::: Supplied records :::
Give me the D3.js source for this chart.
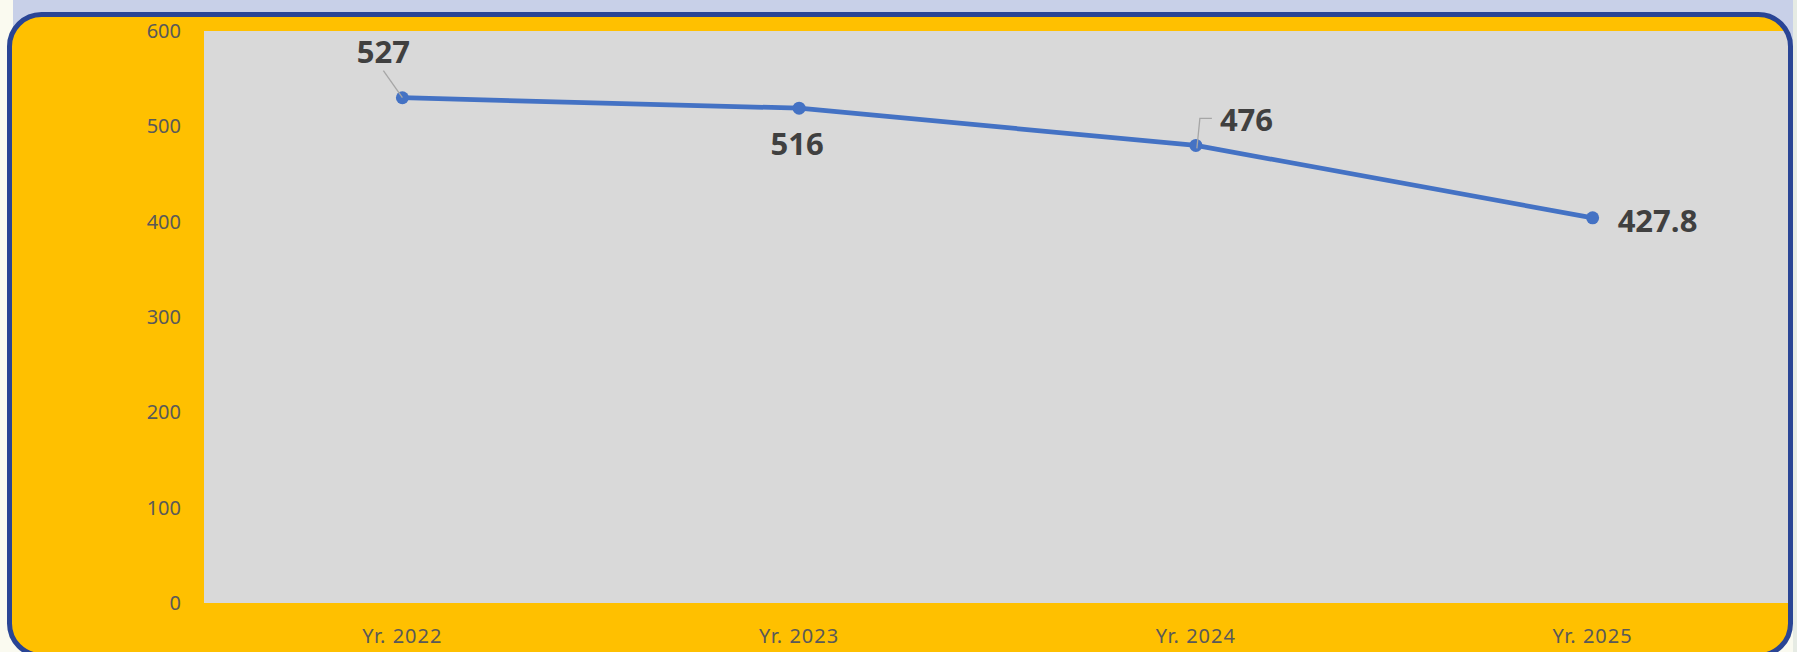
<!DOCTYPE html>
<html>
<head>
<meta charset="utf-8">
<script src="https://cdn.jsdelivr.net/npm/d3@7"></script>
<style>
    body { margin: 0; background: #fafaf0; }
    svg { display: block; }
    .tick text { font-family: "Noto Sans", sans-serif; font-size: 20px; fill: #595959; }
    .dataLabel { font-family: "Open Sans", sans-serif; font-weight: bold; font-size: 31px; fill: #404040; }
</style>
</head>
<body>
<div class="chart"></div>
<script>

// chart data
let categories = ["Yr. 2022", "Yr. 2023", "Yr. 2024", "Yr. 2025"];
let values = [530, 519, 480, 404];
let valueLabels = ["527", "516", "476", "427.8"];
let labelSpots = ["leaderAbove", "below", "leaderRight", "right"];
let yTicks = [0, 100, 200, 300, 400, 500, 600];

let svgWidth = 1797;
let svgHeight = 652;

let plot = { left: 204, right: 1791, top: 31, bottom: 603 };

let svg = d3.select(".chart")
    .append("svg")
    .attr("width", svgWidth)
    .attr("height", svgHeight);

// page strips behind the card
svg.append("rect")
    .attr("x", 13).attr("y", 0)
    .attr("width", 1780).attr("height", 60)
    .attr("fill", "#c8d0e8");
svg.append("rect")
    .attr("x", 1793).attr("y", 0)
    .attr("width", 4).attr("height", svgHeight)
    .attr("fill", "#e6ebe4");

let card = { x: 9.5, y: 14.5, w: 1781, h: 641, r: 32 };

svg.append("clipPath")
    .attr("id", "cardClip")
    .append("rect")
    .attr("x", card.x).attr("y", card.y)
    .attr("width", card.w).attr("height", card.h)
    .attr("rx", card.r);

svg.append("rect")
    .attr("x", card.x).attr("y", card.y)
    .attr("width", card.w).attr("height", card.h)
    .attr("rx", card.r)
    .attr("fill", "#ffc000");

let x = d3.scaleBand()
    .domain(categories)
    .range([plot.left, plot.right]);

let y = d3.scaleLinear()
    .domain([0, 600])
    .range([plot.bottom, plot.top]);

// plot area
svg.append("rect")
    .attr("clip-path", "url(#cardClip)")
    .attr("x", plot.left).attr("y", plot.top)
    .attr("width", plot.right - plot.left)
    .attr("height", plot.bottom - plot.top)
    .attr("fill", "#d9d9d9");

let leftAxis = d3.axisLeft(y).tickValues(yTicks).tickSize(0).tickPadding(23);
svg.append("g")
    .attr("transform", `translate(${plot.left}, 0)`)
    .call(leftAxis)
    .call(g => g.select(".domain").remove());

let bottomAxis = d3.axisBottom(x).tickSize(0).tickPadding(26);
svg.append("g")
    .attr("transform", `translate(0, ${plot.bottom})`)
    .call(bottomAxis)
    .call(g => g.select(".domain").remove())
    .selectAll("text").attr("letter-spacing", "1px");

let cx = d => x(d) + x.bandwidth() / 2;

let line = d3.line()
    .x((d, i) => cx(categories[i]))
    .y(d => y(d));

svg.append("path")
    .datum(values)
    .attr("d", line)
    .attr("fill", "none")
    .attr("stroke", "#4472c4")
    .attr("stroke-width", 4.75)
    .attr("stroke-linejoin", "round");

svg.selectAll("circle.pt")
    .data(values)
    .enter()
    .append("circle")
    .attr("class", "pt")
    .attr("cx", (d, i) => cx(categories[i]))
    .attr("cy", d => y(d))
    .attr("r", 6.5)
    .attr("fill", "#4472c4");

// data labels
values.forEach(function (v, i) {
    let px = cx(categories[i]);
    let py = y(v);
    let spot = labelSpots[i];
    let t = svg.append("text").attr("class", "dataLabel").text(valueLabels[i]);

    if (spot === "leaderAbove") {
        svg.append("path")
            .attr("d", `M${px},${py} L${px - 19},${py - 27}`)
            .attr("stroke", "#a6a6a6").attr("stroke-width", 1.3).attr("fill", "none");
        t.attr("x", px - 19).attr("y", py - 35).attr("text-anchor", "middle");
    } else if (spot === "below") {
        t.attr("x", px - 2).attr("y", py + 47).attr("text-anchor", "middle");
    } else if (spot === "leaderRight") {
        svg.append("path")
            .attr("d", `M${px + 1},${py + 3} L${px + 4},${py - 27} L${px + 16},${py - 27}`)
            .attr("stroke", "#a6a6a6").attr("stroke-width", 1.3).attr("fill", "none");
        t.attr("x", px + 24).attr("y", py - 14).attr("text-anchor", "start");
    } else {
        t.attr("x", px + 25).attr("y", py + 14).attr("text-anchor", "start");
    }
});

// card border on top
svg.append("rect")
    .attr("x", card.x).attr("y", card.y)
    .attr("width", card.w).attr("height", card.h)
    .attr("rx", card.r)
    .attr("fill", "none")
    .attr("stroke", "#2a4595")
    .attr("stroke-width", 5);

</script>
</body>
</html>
:::
::: Supplied records :::
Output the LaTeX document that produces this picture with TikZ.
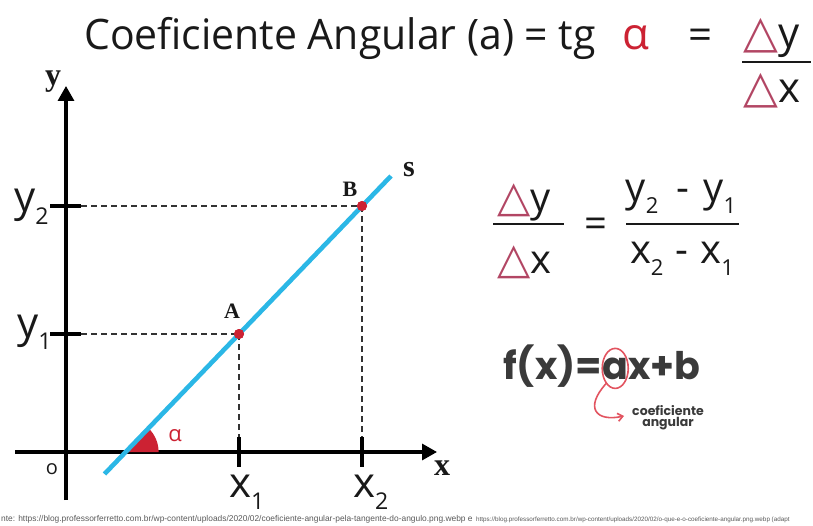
:::
#### Request:
Using the records above, copy every line that has the word "chart" in it.

#### Result below:
Give me the D3.js source for this chart.
<div class="chart"></div>
// chart data
let svg = d3.select(".chart")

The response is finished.